From the National Humane Review, vol. 7-8 (1919-1920), by the American Humane Association:

hUMANE History

"The Animal Rescue League of Washington, D. C, distributed Christmas dinners to horses of poor owners in the District of Columbia." (Feb. 1919)

"The Massachusetts Society for the Prevention of Cruelty to Animals, of Boston, held a Christmas treat at the Angell Memorial Fountain from which Christmas dinners of oats and carrots were given to the horses of all horse owners who applied." (Feb. 1919)

"The Women's Pennsylvania Society for the Prevention of Cruelty to Animals, of Philadelphia. Pa., was host to many horses on Christmas. The horses were given apples, carrots and oats. For the dogs there were dog biscuits, catnip for the cats and suet and seed for the birds. The women in charge of the Christmas party were: Miss Lida II. Ashbridge, President; Mrs. Edwin O. Lewis. Chairman of Committee; Mrs. Joseph T. Bailey, Mrs. Samuel O. Edmonds. Miss Ellen Frieka, Mrs. Elise Ballard, Miss Laura Blackburne, Miss Anna M. Clyde, Mrs. Graehm and the Girl Scouts." (Feb. 1919)

"THE HORSES' CHRISTMAS
    The Christmas for the Horses, which Mrs. Huntington Smith of the Boston Animal Rescue League began five years ago, was repeated this year with great success. A four-horse barge suitably decorated with evergreen and national colors was sent out loaded with special feed in bags for the horses, and with apples, doughnuts and coffee for the drivers, through the market districts and to about sixty stables where horses of the poorer class are kept.
    Over one thousand bags of feed were distributed in this way. Leaflets on the care of horses, and stories about animals were given out by a group of young ladies who went on the barge for this purpose. The distribution began at noon on the day before Christmas, and was continued on Christinas Eve and Christmas forenoon.
    A special appeal for funds for this work was made to the public and enough money was received to provide for the buying of a number of old horses, which were given temporary rest and comfort at the stable of the Work-Horse Relief Association on Northampton Street, and then humanely destroyed." (Feb. 1919)

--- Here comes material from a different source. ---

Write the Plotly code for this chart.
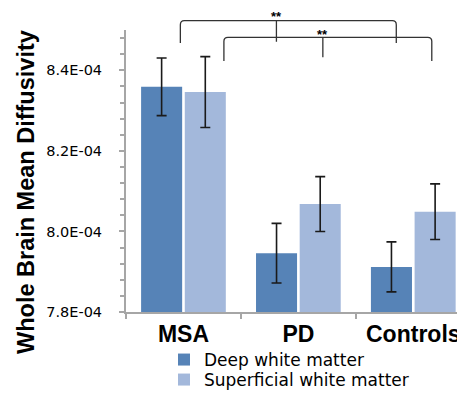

"Many horses in Portland, Me., were made happy on the day before Christmas with a three-quart measure of oats, carrots and apples chopped and mixed. The drivers each received a cigar. This work was handled by the Maine State Humane Education Society through the efforts of Mrs. S. A. Stevens and Mrs. Weddell, assisted by two Band of Mercy boys. Many parts of the city were reached by means of an automobile, and wherever horses had been left unblanketed the boys would take the blankets from the driver's seat and carefully cover the horses that were standing without protection." (March 1919)

Christmas List

"CHRISTMAS WILL COME SOON
   Christmas is doubtless the most popular and largely observed holiday in the American calendar. It is more generally marked by the giving of presents and by social celebration than any other occasion throughout the year. We very strongly urge upon our readers to remember in their benefactions those children of the poor who are not permitted to share in the joys of the holiday. Some practical gift which will make an unfortunate child warm and more comfortable, or relieve its hunger, is something worth giving. Remember that it is more blessed to give than to receive. Pleasure is reflex. If we make a sad little heart joyful we get much more pleasure than we should by purchasing a costly present for ourselves.
   It is just the same with animals. Erect Christmas trees for your dumb servitors. See that they have something good to eat. Brighten their twilight lives by some observance which will make them believe in the kindness of human beings. Few people do much on Christmas for the beasts around them. Please do something if it is nothing more than to resolve to treat them more kindly during the next year." (Dec. 1919)


Interestingly, concern over the welfare of children grew out of the growing animal welfare movement of the nineteenth century.  For many years, the SPCA also aided children under the umbrella of prevention of cruelty.